Obergefreiter or Private First Class Friedrich Selbach served in the German Wehrmacht during World War Two. He was born in Annagraben 33, Bonn, Germany on 16th April 1907.
In 1945, he came to Larne, Co. Antrim as a prisoner of war. On 25th July 1945, Selbach was part of a prisoner transport involved in a road traffic collision on the outskirts of Larne. He died the following day on 26th July 1945 aged 38 years old. The recorded place of death was Orangefield Military Hospital, Belfast, Co. Antrim.
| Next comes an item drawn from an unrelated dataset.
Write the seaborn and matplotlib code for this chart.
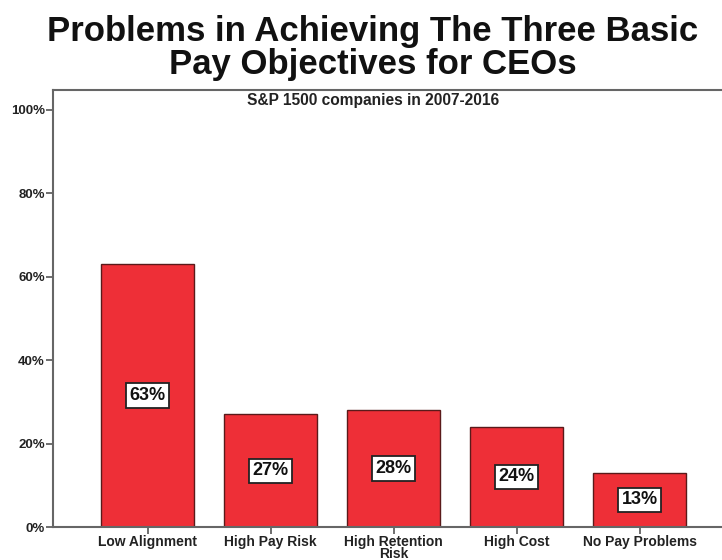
import matplotlib
matplotlib.use("Agg")
import matplotlib.pyplot as plt
import seaborn as sns
import pandas as pd

categories = ["Low Alignment", "High Pay Risk", "High Retention\nRisk", "High Cost", "No Pay Problems"]
shares = [63, 27, 28, 24, 13]
value_labels = ["63%", "27%", "28%", "24%", "13%"]
y_ticks = [0, 20, 40, 60, 80, 100]
y_tick_labels = ["0%", "20%", "40%", "60%", "80%", "100%"]

title = "Problems in Achieving The Three Basic\nPay Objectives for CEOs"
subtitle = "S&P 1500 companies in 2007-2016"

sns.set_style("white")
plt.rcParams["font.family"] = ["Liberation Sans", "DejaVu Sans"]

df = pd.DataFrame({"category": categories, "share": shares})

fig = plt.figure(figsize=(7.22, 5.6), dpi=100)
ax = fig.add_axes([53 / 722, 1 - 527 / 560, 1 - 53 / 722, (527 - 90) / 560])

sns.barplot(data=df, x="category", y="share", color="#EE2F37", saturation=1,
            width=0.755, edgecolor="#5a1a1a", linewidth=1.0, ax=ax)

# value boxes centred inside each bar
for patch, lab in zip(ax.patches, value_labels):
    xc = patch.get_x() + patch.get_width() / 2
    yc = patch.get_height() / 2
    ax.text(xc, yc, lab, ha="center", va="center", fontsize=13, fontweight="bold",
            color="#111111",
            bbox=dict(boxstyle="square,pad=0.2", facecolor="white", edgecolor="#222222", linewidth=1.3))

ax.set_xlim(-0.77, 4.67)
ax.set_ylim(0, 104.7)
ax.set_yticks(y_ticks)
ax.set_yticklabels(y_tick_labels, fontsize=9.5, fontweight="bold", color="#222222")
ax.tick_params(axis="y", direction="out", length=5, width=1.2, color="#555555", pad=1, left=True)
ax.tick_params(axis="x", direction="out", length=5, width=1.2, color="#555555", pad=1, bottom=True)
for t in ax.get_xticklabels():
    t.set_fontsize(10)
    t.set_fontweight("bold")
    t.set_color("#222222")
    t.set_linespacing(0.75)
ax.set_xlabel("")
ax.set_ylabel("")

for side in ["left", "bottom", "top"]:
    ax.spines[side].set_visible(True)
    ax.spines[side].set_color("#666666")
    ax.spines[side].set_linewidth(1.5)
ax.spines["right"].set_visible(False)

fig.text(373 / 722, 1 - 101 / 560, subtitle, ha="center", va="center",
         fontsize=11.2, fontweight="bold", color="#222222")

fig.text(373 / 722, 1 - 48 / 560, title, ha="center", va="center",
         fontsize=25, fontweight="bold", color="#111111", linespacing=1.0)

fig.savefig("out.png", dpi=100)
A German prisoner, Edward Jouck who learned to speak English working on board English steamships before the war, gave evidence. The 2 men were part of the same transport departing Larne Railway Station for a coal dump somewhere in Northern Ireland. There were 15 prisoners and 1 escort from the British Army on board.
While travelling at approximately 25mph, the lorry struck the kerb at the side of the narrow street. The jolt saw Friedrich Selbach crushed between a telegraph pole and the iron support of the lorry’s hood.
The escort was Gunner W Thompson of the Royal Artillery. His evidence corroborated that of Edward Jouck. Belfast City Coroner, Dr. HP Lowe returned an open verdict after considering the evidence. The Larne Times and The Ballymena Weekly Telegraph carried the story on 9th August 1945 and 10th August 1945.
Friedrich Selbach’s grave is in Section 4, Row 3, Grave 31 of Cannock Chase German Military Cemetery, Penkridge Bank, Staffordshire, England. He was first buried on 28th July 1945 in Glenalina Extension, Section CS, Grave 26 of Belfast City Cemetery, Belfast, Co. Antrim. He was repatriated on 18th July 1962.